Grapes are a satisfying snack or juicy addition to salads and main dishes, and are in season until December. Although red wine is a fun way to eat them, you can get the same health benefits from eating whole grapes. One great way to eat them? Pop them in the freezer and enjoy them frozen! They taste like sorbet. Grapes contain a number of important phytonutrients, including, of course, resveratrol which may play a role in longevity. They have also been found to reduce cholesterol levels and aid cognitive function. The North American season for grapes reaches its end in December, so fall is a great time to take advantage of them before time runs out. Add them into a salad, or just munch on them as they are!
When pears are in their prime — between the end of summer and close of winter, they taste like candy. Enjoy them with the skin on since it contains three to four times the amount of phytonutrients as the flesh as well as a large number of flavonols, compounds that support the cardiovascular and nervous systems. One medium pear will also give you about 22 percent of your daily need for fiber. Toss them into a Blue Cheese, Pear, and Spinach Salad or devour them in a Red Wine Poached Pears and Mascarpone dessert.
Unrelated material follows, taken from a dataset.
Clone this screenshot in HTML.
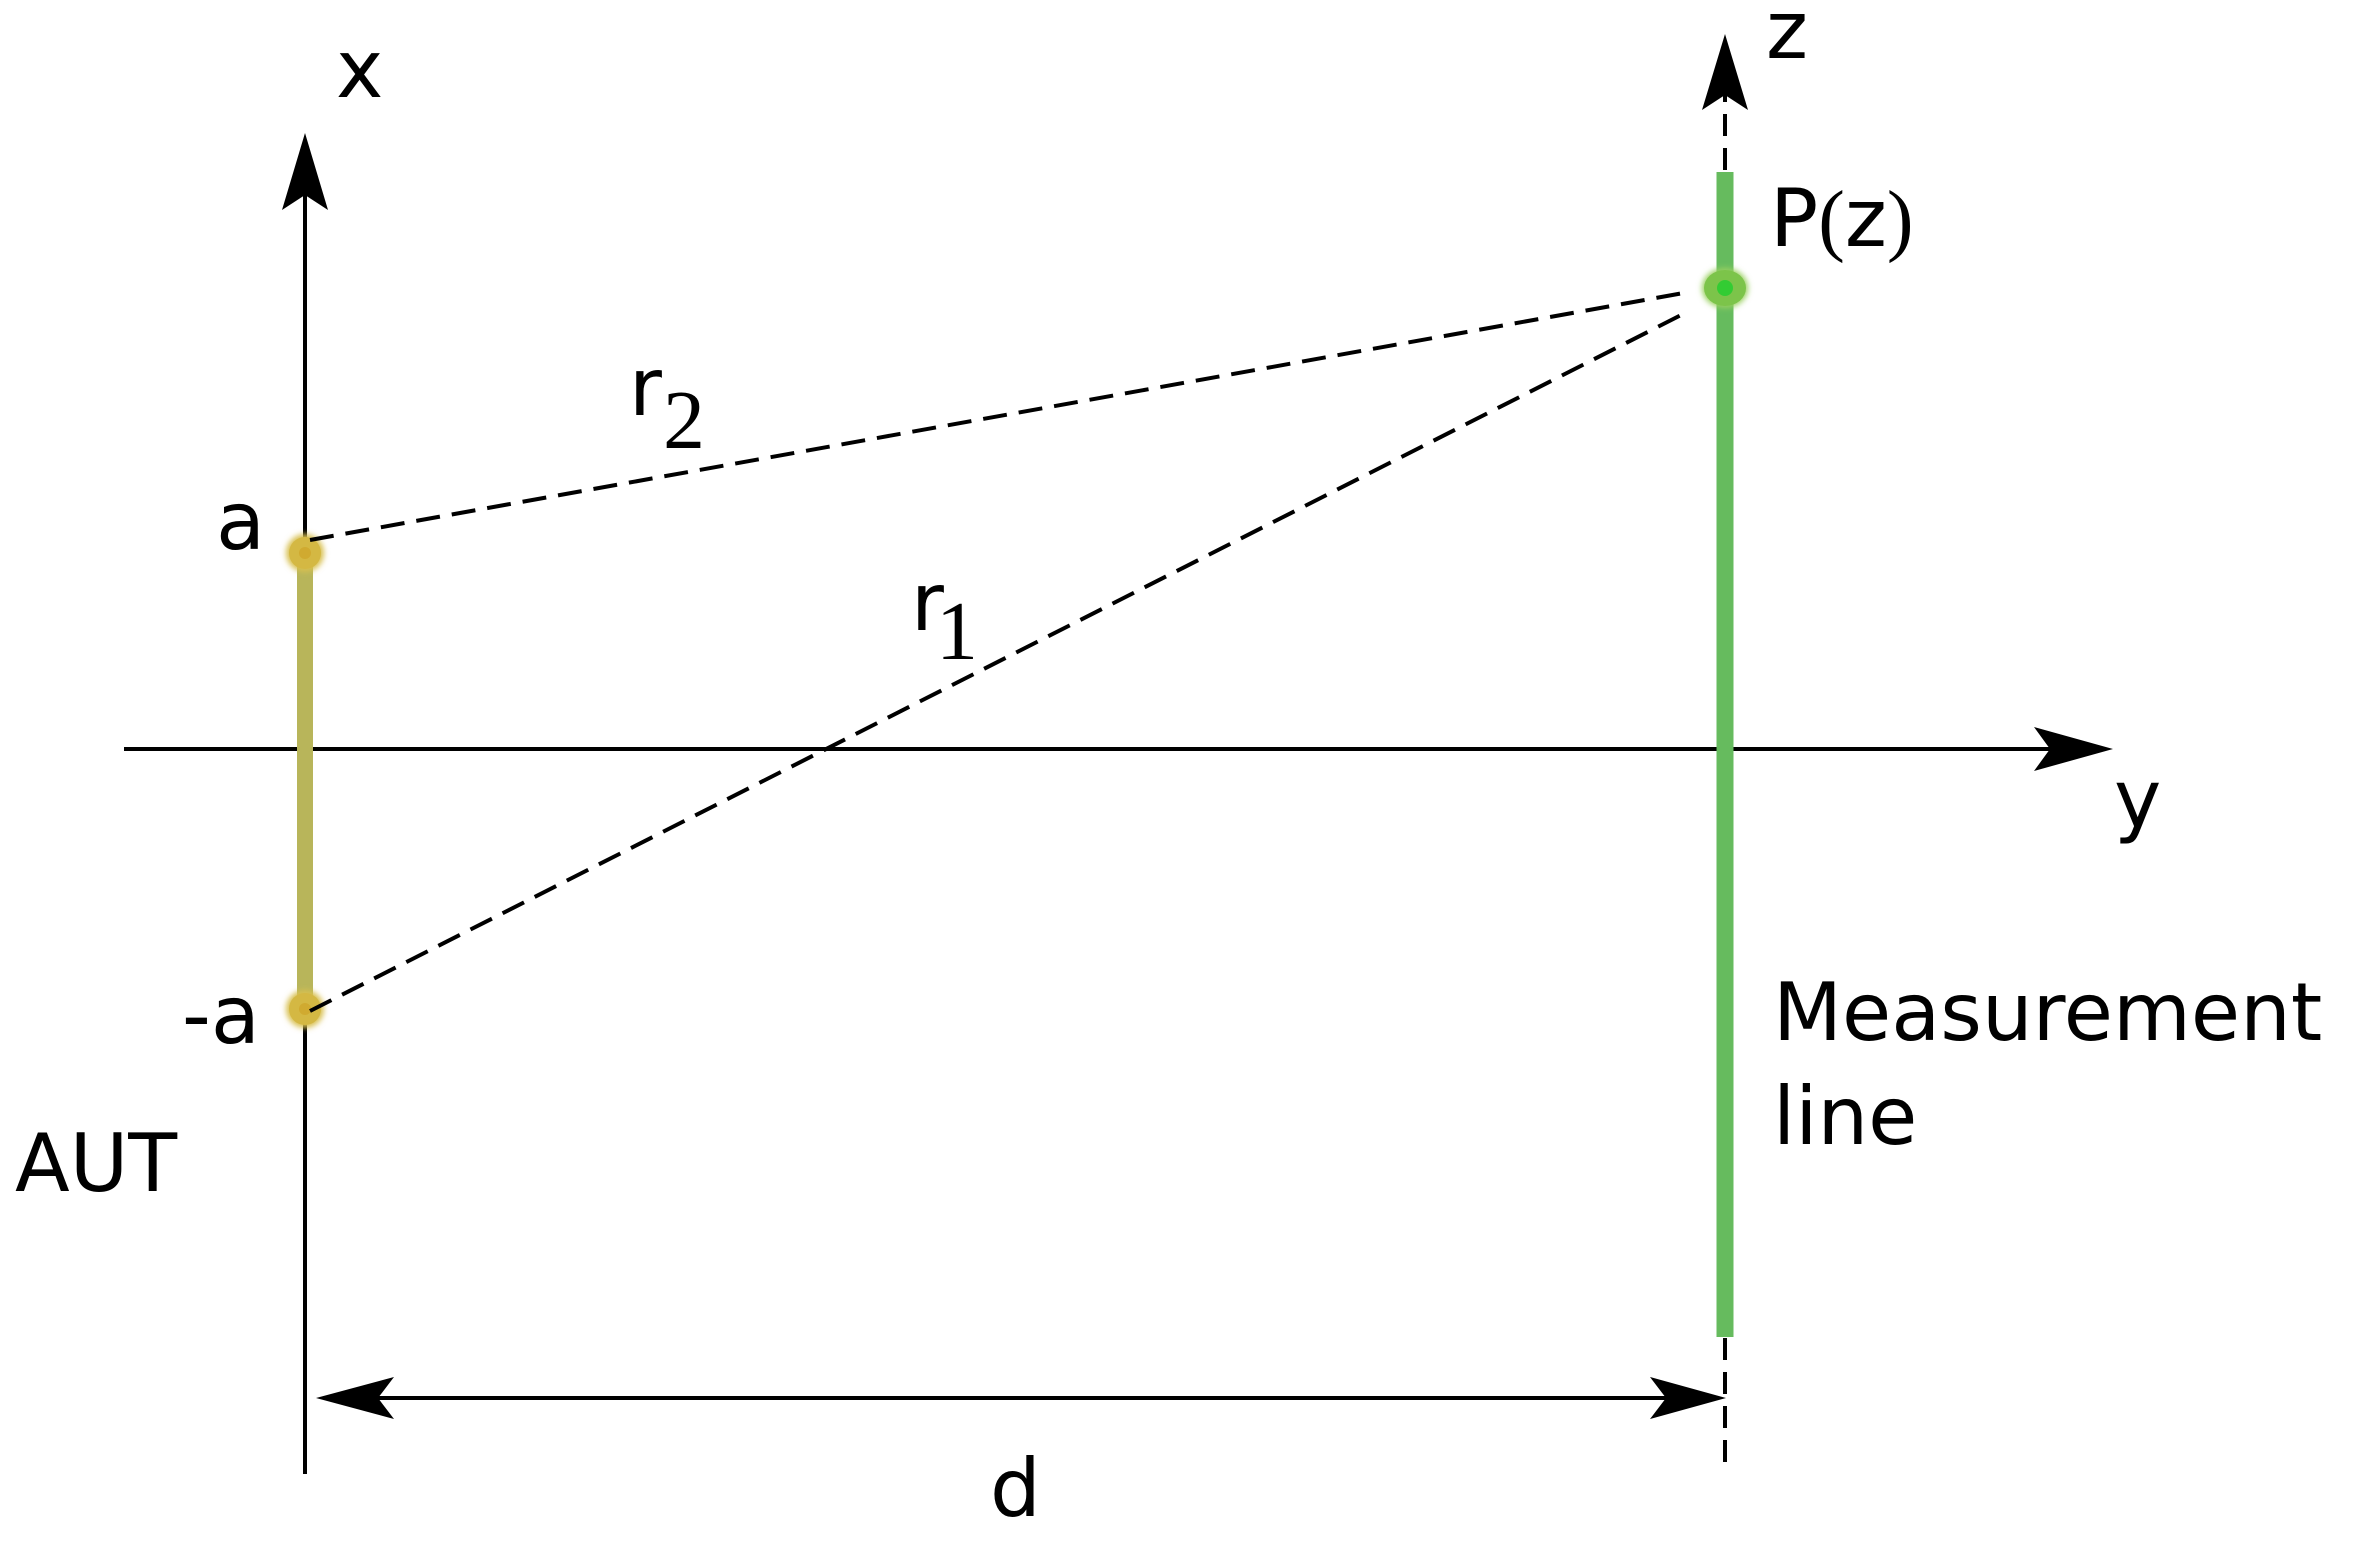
<!DOCTYPE html>
<html><head><meta charset="utf-8"><style>html,body{margin:0;padding:0;background:#fff}svg{display:block}</style></head>
<body>
<svg width="2356" height="1543" viewBox="0 0 2356 1543" xmlns="http://www.w3.org/2000/svg">
<defs>
<filter id="glow" x="-1" y="-1" width="3" height="3"><feGaussianBlur stdDeviation="3"/></filter>
</defs>
<line x1="305" y1="1474" x2="305" y2="160" stroke="#000" stroke-width="4"/>
<path d="M305,133 L328,210 L305,195 L282,210 Z" fill="#000"/>
<line x1="124" y1="749" x2="2090" y2="749" stroke="#000" stroke-width="4"/>
<path d="M2113,749 L2034,727 L2050,749 L2034,771 Z" fill="#000"/>
<line x1="1725" y1="1462" x2="1725" y2="70" stroke="#000" stroke-width="4" stroke-dasharray="22,12"/>
<path d="M1725,34 L1748,110 L1725,95 L1702,110 Z" fill="#000"/>
<line x1="305" y1="553" x2="305" y2="1009" stroke="#b8b55a" stroke-width="16"/>
<ellipse cx="305" cy="553" rx="19" ry="19" fill="#d8c050" filter="url(#glow)"/>
<ellipse cx="305" cy="553" rx="16" ry="16" fill="#d4b843"/>
<circle cx="305" cy="553" r="6" fill="#d0aa30"/>
<ellipse cx="305" cy="1009" rx="19" ry="19" fill="#d8c050" filter="url(#glow)"/>
<ellipse cx="305" cy="1009" rx="16" ry="16" fill="#d4b843"/>
<circle cx="305" cy="1009" r="6" fill="#d0aa30"/>
<line x1="1725" y1="172" x2="1725" y2="1337" stroke="#66bb5e" stroke-width="17"/>
<ellipse cx="1725" cy="288" rx="23" ry="20" fill="#9ad060" filter="url(#glow)"/>
<ellipse cx="1725" cy="288" rx="21" ry="18" fill="#7cc44a"/>
<circle cx="1725" cy="288" r="8" fill="#33cc33"/>
<line x1="310" y1="540" x2="1689" y2="292" stroke="#000" stroke-width="4" stroke-dasharray="24,12"/>
<line x1="310" y1="1011" x2="1689" y2="311" stroke="#000" stroke-width="4" stroke-dasharray="24,12"/>
<line x1="330" y1="1398" x2="1700" y2="1398" stroke="#000" stroke-width="4"/>
<path d="M316,1398 L394,1377 L378,1398 L394,1419 Z" fill="#000"/>
<path d="M1726,1398 L1650,1377 L1666,1398 L1650,1419 Z" fill="#000"/>
<g font-family="DejaVu Sans, sans-serif" font-size="80" fill="#000">
<text x="336" y="97">x</text>
<text x="1766" y="58">z</text>
<text x="1770" y="246">P<tspan font-family="Liberation Serif, serif">(</tspan>z<tspan font-family="Liberation Serif, serif">)</tspan></text>
<text x="216" y="549">a</text>
<text x="182" y="1043">-a</text>
<text x="15" y="1191">AUT</text>
<text x="2114" y="827">y</text>
<text x="1773" y="1040">Measurement</text>
<text x="1773" y="1144">line</text>
<text x="990" y="1516">d</text>
<text x="629" y="415">r</text>
<text x="911" y="630">r</text>
</g>
<g font-family="Liberation Serif, serif" font-size="84" fill="#000">
<text x="663" y="448">2</text>
<text x="936" y="659">1</text>
</g>
</svg>
</body></html>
The health benefits of these tiny seeds (also known as arils) have been buzzed about for years, and for good reason. Not only do they have a strong combination of antioxidants, but they also have superb anti-inflammatory properties that can help reduce post-workout muscle soreness. Fall kicks off pomegranate season, so try them in this Pomegranate Salad with Walnuts and Cabbage.